Q. What is the oldest church building in Pocahontas County and where is it?
A. Hamlin Chapel, on Stony Creek.
Q. Name the municipalities in Pocahontas County.
A. Durbin, Marlinton and Hillsboro.
Historical Sketches of Pocahontas County – 1901
By William T. Price
Distinctive Natural Features
To smooth and pulverize the earth for planting, the place of the harrow was supplied by a crabapple tree or a blackthorn bush, pressed down by heavy pieces of wood fastened on by hickory withes or strips of leather bark, and some nice work was done by those extemporized harrows. The first harrows that superseded the crab and blackthorn, had wooden frames shaped like a big A, and the teeth being made of seasoned hickory or white oak.
The first scythes that were used to cut the meadows were handmade by the neighborhood blacksmith, and were hammered out instead of whetted to put them in cutting order. The sneathes were straight sticks, and in mowing the mowers were bent into horizontal, semilunar fardel shapes, as if they were looking for holes in the ground, or snakes in the grassy weeds.
For handling hay or grain, forks were made of bifurcated saplings of maple or dogwood, carefully peeled and well seasoned. The writer remembers with pleasure a dogwood fork presented to him by his father, and this fork compared with the hickory rod kept in pickle for lazy, absent-minded boys, was a thing of beauty and the joy of many a summer day in the meadows. It became smooth as ivory, and was the last of the wooden forks I have ever seen used, and the last shocks I built with it were in the meadow just above the Island, more than fifty years ago.
When the pioneers came to need more land than mere patches, they would chop three or four acres “smack smooth” and a log rolling was in order. By invitation the neighbors for miles would meet with their teams of horses or oxen, to assist in putting up log heaps for burning. This being done, a feast was enjoyed, and all returned homewards.
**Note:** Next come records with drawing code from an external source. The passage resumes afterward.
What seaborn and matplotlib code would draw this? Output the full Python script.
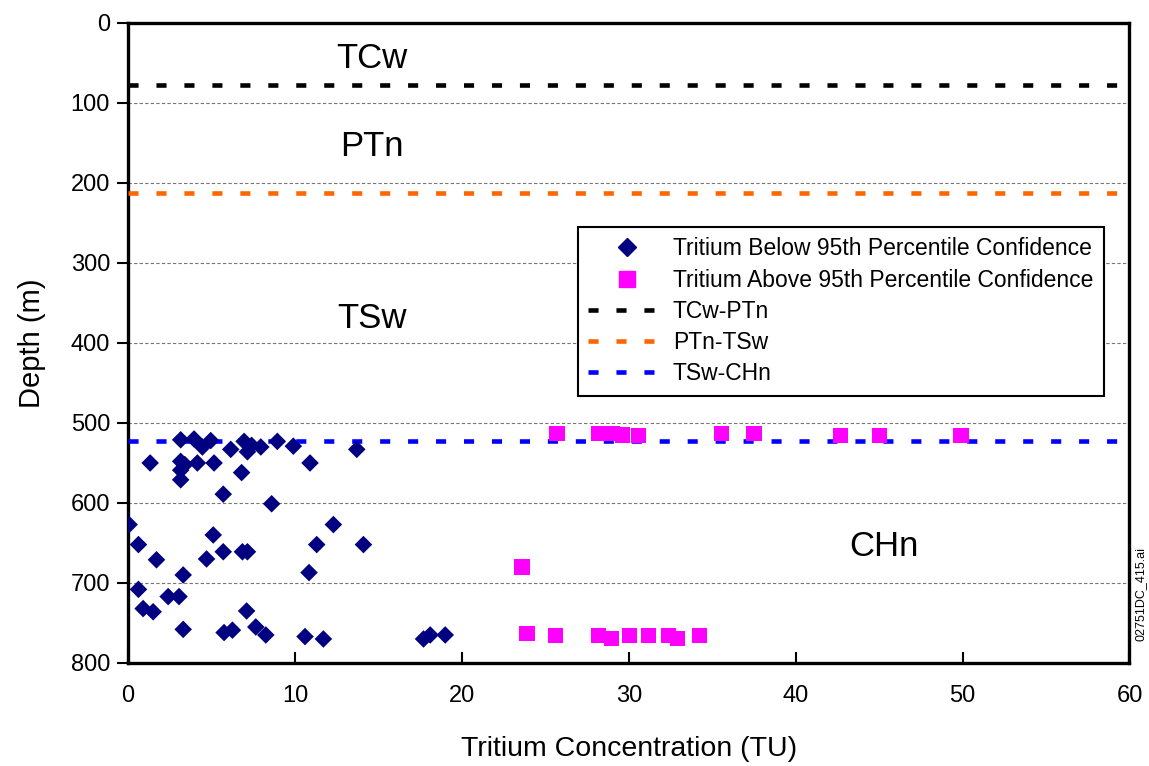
import matplotlib
matplotlib.use("Agg")
import matplotlib.pyplot as plt
import seaborn as sns
import pandas as pd
from matplotlib.lines import Line2D

# ---- data ----
below_tu = [3.15, 3.95, 4.45, 4.95, 3.15, 3.4, 3.15, 3.15, 1.32, 4.15, 5.15, 6.15, 6.95,
            7.15, 7.4, 7.95, 8.94, 9.9, 10.9, 6.8, 5.7, 8.6, 13.7,
            0.06, 0.62, 1.7, 3.3, 0.62, 0.9, 1.5, 2.4, 3.05, 3.3, 4.7, 5.1, 5.7, 6.85, 7.15,
            5.75, 6.25, 7.1, 7.65, 8.25, 10.84, 11.3, 12.3, 14.1, 10.6, 11.7,
            17.7, 18.1, 19.0]
below_depth = [521, 520, 530, 522, 548, 552, 559, 571, 550, 550, 550, 533, 523,
               536, 528, 530, 523, 529, 550, 562, 589, 601, 533,
               627, 652, 671, 690, 708, 732, 736, 717, 717, 758, 670, 640, 661, 661, 661,
               762, 759, 735, 755, 765, 687, 652, 627, 652, 767, 770,
               770, 765, 765]

above_tu = [25.7, 28.2, 29.0, 29.6, 30.6, 35.55, 37.5, 42.7, 45.0, 49.9,
            23.6, 23.9, 25.6, 28.2, 28.95, 30.06, 31.2, 32.4, 32.9, 34.25]
above_depth = [513, 513, 513, 515, 516, 513, 513, 516, 516, 516,
               680, 763, 766, 766, 769, 766, 766, 766, 769, 766]

contact_names = ["TCw-PTn", "PTn-TSw", "TSw-CHn"]
contact_depths = [78, 213, 522]
contact_colors = ["#000000", "#FF6600", "#0000FF"]

unit_names = ["TCw", "PTn", "TSw", "CHn"]
unit_x = [14.6, 14.6, 14.6, 45.3]
unit_y = [44, 154, 369, 655]

below_label = "Tritium Below 95th Percentile Confidence"
above_label = "Tritium Above 95th Percentile Confidence"

# ---- plot ----
sns.set_style("white")
plt.rcParams["font.family"] = ["Liberation Sans", "DejaVu Sans"]
plt.rcParams["text.color"] = "black"
plt.rcParams["axes.labelcolor"] = "black"
plt.rcParams["xtick.color"] = "black"
plt.rcParams["ytick.color"] = "black"

fig = plt.figure(figsize=(11.49, 7.66), dpi=100)
ax = fig.add_axes([0.1115, 0.1345, 0.8715, 0.8355])

df_b = pd.DataFrame({"tu": below_tu, "depth": below_depth})
df_a = pd.DataFrame({"tu": above_tu, "depth": above_depth})

sns.scatterplot(data=df_b, x="tu", y="depth", marker="D", s=80, color="#000080",
                edgecolor="none", ax=ax, zorder=4, legend=False)
sns.scatterplot(data=df_a, x="tu", y="depth", marker="s", s=120, color="#FF00FF",
                edgecolor="none", ax=ax, zorder=4, legend=False)

for d, c in zip(contact_depths, contact_colors):
    ax.axhline(d, color=c, lw=3.3, linestyle=(0, (2.2, 3.9)), zorder=3)

for name, xx, yy in zip(unit_names, unit_x, unit_y):
    ax.text(xx, yy, name, fontsize=25, ha="center", va="center", color="black")

ax.set_xlim(0, 60)
ax.set_ylim(800, 0)
ax.set_xticks(range(0, 61, 10))
ax.set_yticks(range(0, 801, 100))
ax.yaxis.grid(True, color="#777777", linestyle=(0, (3, 2)), lw=0.8)
ax.xaxis.grid(False)
ax.set_axisbelow(True)

for sp in ax.spines.values():
    sp.set_visible(True)
    sp.set_color("black")
    sp.set_linewidth(2.4)

ax.tick_params(axis="y", direction="out", length=8, width=1.5, labelsize=17, pad=5)
ax.tick_params(axis="x", direction="in", length=8, width=1.5, labelsize=17, pad=16)
ax.tick_params(left=True, bottom=True)

ax.set_xlabel("Tritium Concentration (TU)", fontsize=20.5, labelpad=21)
ax.set_ylabel("Depth (m)", fontsize=21, labelpad=18)

handles = [
    Line2D([], [], marker="D", color="#000080", linestyle="none", markersize=9),
    Line2D([], [], marker="s", color="#FF00FF", linestyle="none", markersize=11),
]
labels = [below_label, above_label]
for n, c in zip(contact_names, contact_colors):
    handles.append(Line2D([], [], color=c, lw=3.3, linestyle=(0, (2.2, 3.9))))
    labels.append(n)

leg = ax.legend(handles, labels, loc="upper left", bbox_to_anchor=(0.449, 0.681),
                fontsize=16.5, frameon=True, fancybox=False, framealpha=1,
                edgecolor="black", handlelength=3.4, handletextpad=0.3,
                borderpad=0.45, labelspacing=0.36, borderaxespad=0)
leg.get_frame().set_linewidth(1.5)

fig.text(0.9925, 0.225, "02751DC_415.ai", rotation=90, fontsize=9,
         ha="center", va="center")

fig.savefig("out.png", dpi=100)
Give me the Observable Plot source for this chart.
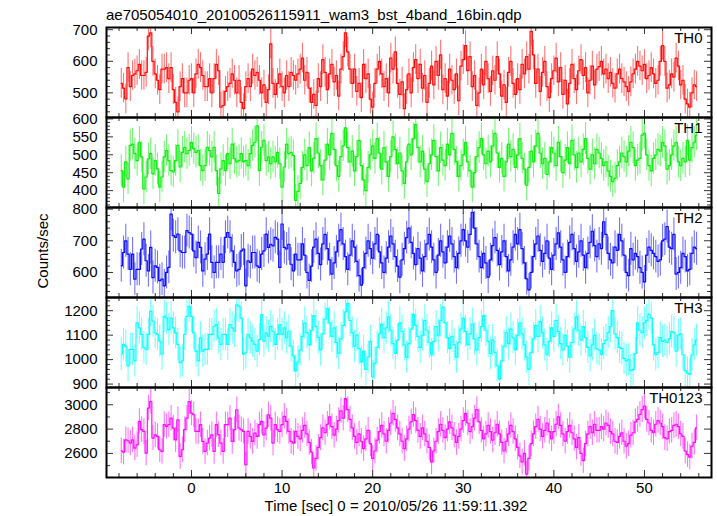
<!DOCTYPE html>
<html><head><meta charset="utf-8">
<script src="https://cdn.jsdelivr.net/npm/d3@7"></script>
<script src="https://cdn.jsdelivr.net/npm/@observablehq/plot@0.6"></script>
<style>
body{margin:0;background:#fff;}
#chart{position:relative;width:717px;height:516px;font-family:"Liberation Sans",Arial,sans-serif;color:#000;overflow:hidden;}
.title{position:absolute;left:106px;top:7px;font-size:15px;line-height:16px;white-space:nowrap;}
.ylab{position:absolute;left:42px;top:251px;transform:translate(-50%,-50%) rotate(-90deg);font-size:15px;white-space:nowrap;}
.xlab{position:absolute;left:396px;top:498px;transform:translateX(-50%);font-size:15px;line-height:16px;white-space:nowrap;}
.panel{position:absolute;left:0;}
</style></head><body><div id="chart"></div>
<script>
// ---------------- data ----------------
const titleText = "ae705054010_20100526115911_wam3_bst_4band_16bin.qdp";
const xLabelText = "Time [sec] 0 = 2010/05/26 11:59:11.392";
const yLabelText = "Counts/sec";
const tStart = -7.75;     // centre of first 0.25 s bin
const binWidth = 0.25;

const bandNames = ["TH0", "TH1", "TH2", "TH3", "TH0123"];
const bandColors = ["#ff0000", "#00ee00", "#0000ff", "#00ffff", "#ff00ff"];
const errHalf = [47, 44, 52, 66, 105];

const th0 = [530,515,481,580,520,555,560,570,590,555,555,565,680,690,600,560,540,510,575,575,580,545,580,510,470,440,520,545,500,500,540,545,500,560,590,580,555,520,520,545,500,545,590,570,455,460,505,520,530,560,540,500,540,470,450,520,545,520,575,555,565,540,500,525,470,510,655,530,495,530,560,520,500,555,520,565,555,540,560,
575,610,540,565, 515,470,495,460, 545,520,605,565, 510,560,590,535, 555,490,575,615, 690,630,575,530, 575,505,530,485, 590,545,560,480, 455,530,575,600, 560,520,545,500, 610,575,630,530, 495,535,450,510, 560,500,580,605, 545,590,515,555, 470,530,585,525, 600,555,620,510, 545,490,575,540, 510,560,475,585, 605,650,570,615, 520,555,460,500, 575,525,600,545, 505,570,540,615, 560,490,525,470, 565,600,530,495, 545,510,590,560, 615,575,695,620, 530,575,505,565, 600,520,485,545, 570,610,535,580, 495,540,465,530, 590,545,510,570, 605,555,580,500, 540,585,525,575,
583,600,560,575,545,565,530,515,560,575,545,535,520,505,535,560,575,600,585,570,590,545,555,580,560,530,540,600,650,600,515,525,560,550,610,585,525,540,480,465,455,500,525,520];

const th1 = [456,410,480,433,526,530,503,484,535,494,405,438,489,503,447,484,461,410,438,494,512,484,456,452,484,526,466,507,521,503,512,535,517,507,512,470,456,470,521,512,494,521,456,392,461,484,456,503,475,530,489,480,484,503,480,484,470,503,526,535,581,456,521,540,484,494,475,494,480,507,475,410,466,530,503,507,498,373,398,
420,465,500,470, 520,455,490,545, 505,470,430,485, 530,500,560,515, 470,440,495,525, 575,520,480,510, 455,495,540,470, 430,400,465,500, 525,490,545,505, 460,520,480,440, 495,550,515,475, 505,455,420,480, 530,500,545,585, 520,480,510,460, 425,475,500,540, 495,455,520,485, 470,530,500,560, 515,480,440,470, 500,535,480,455, 410,450,495,520, 545,500,475,510, 480,525,560,505, 465,490,440,480, 530,495,515,465, 500,545,490,460, 415,465,510,480, 525,560,505,475, 490,445,480,520, 505,470,535,495, 450,485,520,475, 540,500,465,505, 480,515,545,490, 460,500,475,515,
505,490,470,480,455,440,425,435,470,480,505,495,480,510,535,520,470,485,490,555,560,500,470,455,490,500,515,510,535,525,460,470,500,525,535,480,470,490,480,540,485,520,535,555];

const th2 = [621,663,700,658,610,658,579,610,610,674,705,637,605,679,584,621,616,574,579,558,600,616,784,716,711,721,668,663,663,732,726,721,668,647,695,679,605,642,658,721,632,600,632,632,658,632,711,726,711,668,632,605,610,668,674,558,637,632,663,663,621,616,658,668,721,679,689,684,711,705,616,753,679,674,689,626,605,658,640,
640,690,655,600, 575,620,680,705, 660,625,690,720, 675,640,595,630, 665,700,735,690, 650,610,655,700, 680,635,590,560, 615,660,700,675, 645,690,720,665, 630,600,645,680, 715,690,650,620, 585,640,675,710, 740,695,660,625, 675,645,605,650, 690,720,680,640, 600,655,700,665, 630,680,715,690, 650,615,660,700, 735,700,680,720, 790,740,690,650, 615,660,630,585, 640,685,710,670, 625,665,700,650, 605,640,680,720, 690,735,675,630, 580,545,600,650, 690,715,670,635, 660,700,645,610, 655,690,725,680, 640,600,650,695, 720,675,635,665, 700,655,615,660, 695,730,685,650,
690,675,760,720,660,640,630,680,670,720,700,655,600,590,675,640,660,650,615,600,570,655,680,670,660,650,635,640,700,705,745,680,675,720,595,600,615,660,650,605,610,660,680,675];

const th3 = [1022,1062,1055,974,1042,1042,995,1150,1130,1103,1049,1042,1103,1197,1157,1109,1103,1076,1022,1177,1170,1123,1170,1130,1109,1062,988,995,1103,1177,1218,1177,1109,1035,995,1089,1035,1042,1042,1103,1103,1136,1143,1089,1062,1103,1103,1062,1143,1130,1116,1224,1218,1170,1022,1028,1103,1089,1076,1062,1035,1082,1184,1076,1109,1096,1136,1116,1062,1103,1143,1103,1130,1089,1116,1055,1015,954,990,
1040,1095,1150,1110, 1060,1120,1180,1135, 1090,1040,1105,1165, 1210,1150,1095,1130, 1070,1025,1085,1140, 1195,1230,1160,1110, 1055,1100,1045,990, 1035,960,1010,1075, 930,985,1050,1105, 1145,1090,1130,1175, 1120,1065,1025,1080, 1150,1115,1060,1010, 1065,1125,1185,1140, 1095,1050,1100,1160, 1120,1070,1020,1075, 1135,1100,1160,1215, 1150,1090,1045,1095, 1060,1010,1070,1125, 1170,1115,1060,1105, 1145,1085,1040,1090, 1135,1180,1120,1075, 1025,1080,1030,975, 920,995,1055,1110, 1065,1125,1090,1040, 1100,1150,1105,1060, 1010,960,1030,1085, 1140,1095,1155,1110, 1060,1020,1075,1130, 1095,1160,1115,1065, 1040,1100,1055,1010, 1070,1125,1175,1120, 1080,1135,1090,1050, 1015,1060,1100,1045,
1040,1020,1065,1080,1110,1135,1200,1105,1090,1050,1045,1005,995,1000,955,960,1025,1150,1120,1110,1150,1160,1185,1170,1060,1020,1030,1090,1075,1080,1070,1085,1115,1110,1035,1100,1105,1020,955,945,940,1020,1060,1080];

const th0123 = [2622,2611,2712,2704,2685,2712,2644,2671,2863,2795,2781,2603,2973,3027,2726,2753,2740,2630,2616,2836,2822,2836,2890,2808,2712,2877,2575,2630,2795,2890,3027,2932,2918,2781,2781,2836,2699,2616,2685,2726,2753,2616,2836,2753,2685,2616,2836,2836,2890,2699,2795,2959,2808,2795,2781,2507,2781,2740,2699,2767,2740,2836,2863,2753,2808,2918,2890,2685,2836,2795,2781,2836,2904,2863,2781,2699,2685,2781,2740,
2720,2790,2830,2760, 2690,2610,2480,2560, 2650,2730,2810,2770, 2840,2900,2820,2750, 2800,2870,2950,2890, 3050,2960,2880,2810, 2740,2690,2760,2700, 2640,2720,2790,2680, 2560,2620,2710,2780, 2830,2760,2700,2790, 2850,2930,2880,2810, 2760,2700,2640,2720, 2800,2860,2920,2870, 2790,2740,2810,2760, 2700,2650,2530,2620, 2700,2780,2840,2790, 2730,2800,2860,2810, 2750,2690,2740,2800, 2870,2930,2850,2780, 2820,2890,2960,2860, 2790,2720,2760,2830, 2780,2710,2770,2840, 2760,2690,2620,2700, 2760,2830,2780,2720, 2650,2580,2530,2600, 2430,2560,2680,2760, 2820,2880,2800,2740, 2790,2850,2780,2720, 2780,2840,2900,2830, 2760,2700,2780,2830, 2770,2720,2650,2730, 2600,2540,2680,2760, 2820,2770,2840,2790,
2790,2820,2800,2850,2830,2780,2760,2700,2690,2740,2770,2700,2660,2680,2750,2770,2860,2880,2920,2960,2990,2880,2850,2790,2770,2840,2870,2850,2820,2730,2720,2780,2790,2830,2840,2820,2760,2740,2620,2590,2570,2660,2690,2810];

// y-axis domains and ticks
const yDomains = [[422, 707], [353, 604], [521, 805], [886, 1254], [2402, 3142]];
const yMajor = [[500, 600, 700], [400, 450, 500, 550, 600], [600, 700, 800], [900, 1000, 1100, 1200], [2600, 2800, 3000]];
const yMinor = [
  [440, 460, 480, 520, 540, 560, 580, 620, 640, 660, 680],
  [360, 370, 380, 390, 410, 420, 430, 440, 460, 470, 480, 490, 510, 520, 530, 540, 560, 570, 580, 590],
  [540, 560, 580, 620, 640, 660, 680, 720, 740, 760, 780],
  [920, 940, 960, 980, 1020, 1040, 1060, 1080, 1120, 1140, 1160, 1180, 1220, 1240],
  [2500, 2700, 2900, 3100]
];
const xDomain = [-9.38, 57.4];
const xMajor = [0, 10, 20, 30, 40, 50];
const xMinor = [-8, -6, -4, -2, 2, 4, 6, 8, 12, 14, 16, 18, 22, 24, 26, 28, 32, 34, 36, 38, 42, 44, 46, 48, 52, 54, 56];

const seriesValues = [th0, th1, th2, th3, th0123];

// ---------------- drawing ----------------
const W = 717, ML = 106, MR = 6, PH = 90, TOP = 27;
const plotW = W - ML - MR;
const chart = document.getElementById("chart");
const font = '"Liberation Sans", Arial, sans-serif';
const plain = d => String(d);

const title = document.createElement("div");
title.className = "title"; title.textContent = titleText; chart.appendChild(title);

seriesValues.forEach((vals, i) => {
  const e = errHalf[i];
  const data = vals.map((v, k) => ({t: tStart + k * binWidth, v, lo: v - e, hi: v + e}));
  const last = i === seriesValues.length - 1;
  const color = bandColors[i];
  const tick = {stroke: "#333", strokeWidth: 1};
  const marks = [
    Plot.ruleX(data, {x: "t", y1: "lo", y2: "hi", stroke: color, strokeOpacity: 0.55, strokeWidth: 1.1, clip: true}),
    Plot.line(data, {x: "t", y: "v", curve: "step", stroke: color, strokeOpacity: 0.95, strokeWidth: 1.2, clip: true}),
    Plot.ruleY(yMajor[i], {...tick, insetRight: plotW - 7}),
    Plot.ruleY(yMajor[i], {...tick, insetLeft: plotW - 7}),
    Plot.ruleY(yMinor[i], {...tick, insetRight: plotW - 4}),
    Plot.ruleY(yMinor[i], {...tick, insetLeft: plotW - 4}),
    Plot.ruleX(xMajor, {...tick, insetBottom: PH - 7}),
    Plot.ruleX(xMajor, {...tick, insetTop: PH - 7}),
    Plot.ruleX(xMinor, {...tick, insetBottom: PH - 4}),
    Plot.ruleX(xMinor, {...tick, insetTop: PH - 4}),
    Plot.axisY(yMajor[i], {anchor: "left", tickSize: 0, tickPadding: 9, fontSize: 15, label: null, tickFormat: plain}),
    Plot.text([bandNames[i]], {frameAnchor: "top-right", dx: -9, dy: 5, lineAnchor: "top", fontSize: 15, fill: "#000"}),
    Plot.frame({stroke: "#000", strokeWidth: 2})
  ];
  if (last) marks.push(Plot.text(xMajor, {x: d => d, text: plain, frameAnchor: "bottom", dy: 11, lineAnchor: "middle", fontSize: 15, fill: "#000"}));
  const svg = Plot.plot({
    width: W,
    height: PH + (last ? 40 : 0),
    marginLeft: ML, marginRight: MR, marginTop: 0, marginBottom: last ? 40 : 0,
    x: {domain: xDomain, axis: null},
    y: {domain: yDomains[i], axis: null},
    style: {background: "transparent", overflow: "visible", fontFamily: font, fontSize: "15px", color: "#000"},
    marks
  });
  const wrap = document.createElement("div");
  wrap.className = "panel";
  wrap.style.top = (TOP + PH * i) + "px";
  wrap.appendChild(svg);
  chart.appendChild(wrap);
});

const yl = document.createElement("div");
yl.className = "ylab"; yl.textContent = yLabelText; chart.appendChild(yl);
const xl = document.createElement("div");
xl.className = "xlab"; xl.textContent = xLabelText; chart.appendChild(xl);
</script>
</body></html>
The next thing was to burn the heaps. Outside the clearing a wide belt was raked inwardly to prevent the fire from “getting away.” The preferred time for using fire was usually some night when all would be still and calm. The first thing was to burn the clearing over, thus making way with smaller brush, undergrowth, and other “trash.” It was an impressive sight to witness as the smoke and flames of the burning heaps arose like pillars of fire by night, while the men, sweaty and sooty, passed among them keeping up the fires.
BIOGRAPHIC
EDWARD ERVINE
Among the citizens of prominence in the organization of the county was Edward Ervine, late of the Greenback District. His residence was at the head of Trimble’s Run. This homestead is now occupied by his son, Preston, and David Gregg, a son-in-law.
Mr. Ervine was born April 2, 1790, near Miller’s Iron Works, Augusta County, and lived there until manhood. He married Mary Curry, who was born June 20, 1794. Upon leaving Augusta County soon after his marriage, he settled on Back Creek, near the Brick House at the mouth of the Long Draft. They were parents of ten children, seven sons and three daughters…
Their son, B. F. Ervine, entered the Confederate service, was captured on the Upper Tract in 1861, and died a prisoner of war soon after…
Edward Ervine became a citizen of this region some time before the organization of the county, and was one of the first members of the County Court. Upon his removal from Back Creek he settled on lands bought of Bonaparte Trimble, who lived in Augusta county, not far from Buffalo Gap. The improvements at the time of his purchase consisted of a primitive cabin, an acre or so of cleared land, and he reared a large family there.
He held the office of magistrate for almost his lifetime, celebrated numerous marriages, presided at a great many trials and issued more warrants than can be readily enumerated. His disposition was jovial, and his humor seemed inspiring… For a long while he was a member of Liberty Church, and was a model specimen of the plain, straight-forward, Scotch-Irish Virginian. It appears from the Curry records in Augusta that Mr. Ervine was a lineal descendant of one of the three Curry brothers who came to the Valley of Virginia with the earliest emigrants…
The type of religion he inherited in Scotland and the north of Ireland tended to blend in personal character indomitable industry, wise provision, and satisfying comfort, and the ideal of his endeavors was to have a home of his own amid fields and meadows. Of such homes, an eloquent writer says: “The homes of our land are its havens of peace, its sanctuaries of strength and happiness. Hence come those principles of probity and integrity that are the safeguards of our nations.”